Member of the Senate of Chile
- In office 15 May 1941 – 15 May 1949
- Constituency: 4th Provincial Group; Santiago

Personal details
- Born: 23 May 1896 Chile
- Died: 29 March 1973 (aged 76) Chile
- Party: Radical Party Radical Doctrinal Party
- Children: Arturo Jirón
- Alma mater: University of Chile
- Occupation: Physician, politician

= Gustavo Jirón =

Chilean politician (1896–1973)

Gustavo Jirón Latapiat (23 May 1896 – 29 March 1973) was a Chilean physician and politician.

He served as a Senator representing the 4th Provincial Group, Santiago (1941–1949).

==Early life and education==
Jirón studied medicine at the University of Chile, where he obtained the degree of surgeon in 1919.

==Medical and academic career==
He practiced medicine at the Hospital San Vicente de Paul and developed an academic career at the University of Chile, serving as professor of anatomy and Secretary of the Faculty of Medicine.

He later became president of the Medical Society of Chile. In recognition of his professional career, he was awarded the Gold Medal by the Medical College of Chile in 1971.

==Political career==
Jirón was affiliated with the Radical Party until 1947, when he resigned and joined the Radical Doctrinal Party (PRDo).

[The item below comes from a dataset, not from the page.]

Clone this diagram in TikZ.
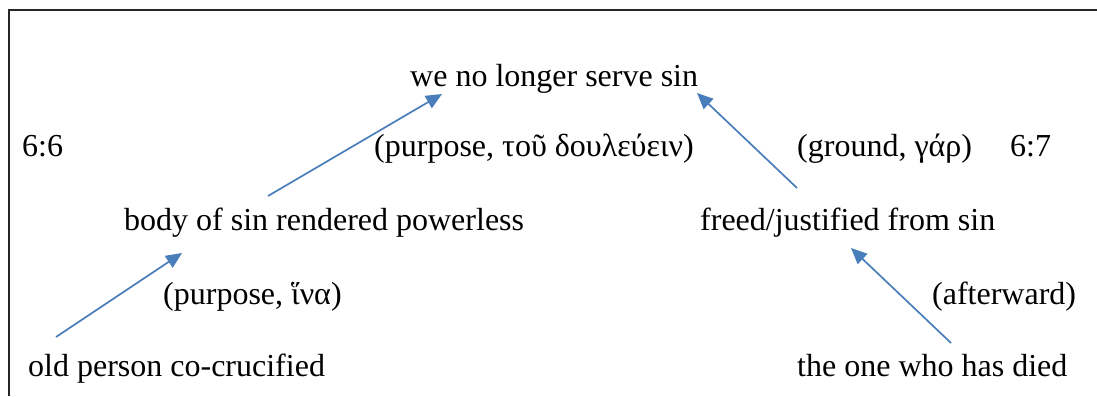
\documentclass[tikz,border=0pt]{standalone}
\usepackage{fontspec}
\setmainfont{Liberation Serif}
\usetikzlibrary{arrows.meta}
\definecolor{arrblue}{HTML}{4A7EBB}
\begin{document}
\begin{tikzpicture}[x=1pt,y=-1pt,
  lbl/.style={anchor=base west,inner sep=0pt,font=\fontsize{32}{38}\selectfont},
  conn/.style={draw=arrblue,line width=1.7pt,-{Triangle[length=16pt,width=14pt]}},
  frame/.style={draw=black!85,line width=2.2pt}]
\useasboundingbox (0,0) rectangle (1097,396);
\draw[frame] (9,396) -- (9,10) -- (1097,10);
\node[lbl] (serve) at (410,86) {we no longer serve sin};
\node[lbl] (v6) at (22,156) {6:6};
\node[lbl] (purp1) at (374,156) {(purpose, τοῦ δουλεύειν)};
\node[lbl] (ground) at (797,156) {(ground, γάρ)};
\node[lbl] (v7) at (1010,156) {6:7};
\node[lbl] (body) at (124,230) {body of sin rendered powerless};
\node[lbl] (freed) at (700,230) {freed/justified from sin};
\node[lbl] (purp2) at (163,304) {(purpose, ἵνα)};
\node[lbl] (after) at (932,304) {(afterward)};
\node[lbl] (old) at (28,376) {old person co-crucified};
\node[lbl] (died) at (797,376) {the one who has died};
\coordinate (oldtop) at (56,337);
\coordinate (bodybot) at (182,253);
\coordinate (bodytop) at (268,196);
\coordinate (servebotL) at (442,94);
\coordinate (freedtop) at (797,188);
\coordinate (servebotR) at (697,93);
\coordinate (diedtop) at (951,343);
\coordinate (freedbot) at (851,248);
\draw[conn] (oldtop) -- (bodybot);
\draw[conn] (bodytop) -- (servebotL);
\draw[conn] (freedtop) -- (servebotR);
\draw[conn] (diedtop) -- (freedbot);
\end{tikzpicture}
\end{document}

In 1941, he was elected Senator for the 4th Provincial Group (Santiago), serving until 1949. During his tenure, he was a member of the Permanent Committees on Public Education and on Hygiene, Public Health and Social Assistance, and served as substitute member of the Permanent Committee on Foreign Relations and Trade.

==Death==
Gustavo Jirón Latapiat died on 29 March 1973 at the age of 76. At the time of his death, his son, physician Arturo Jirón, was serving as Minister of Health under President Salvador Allende.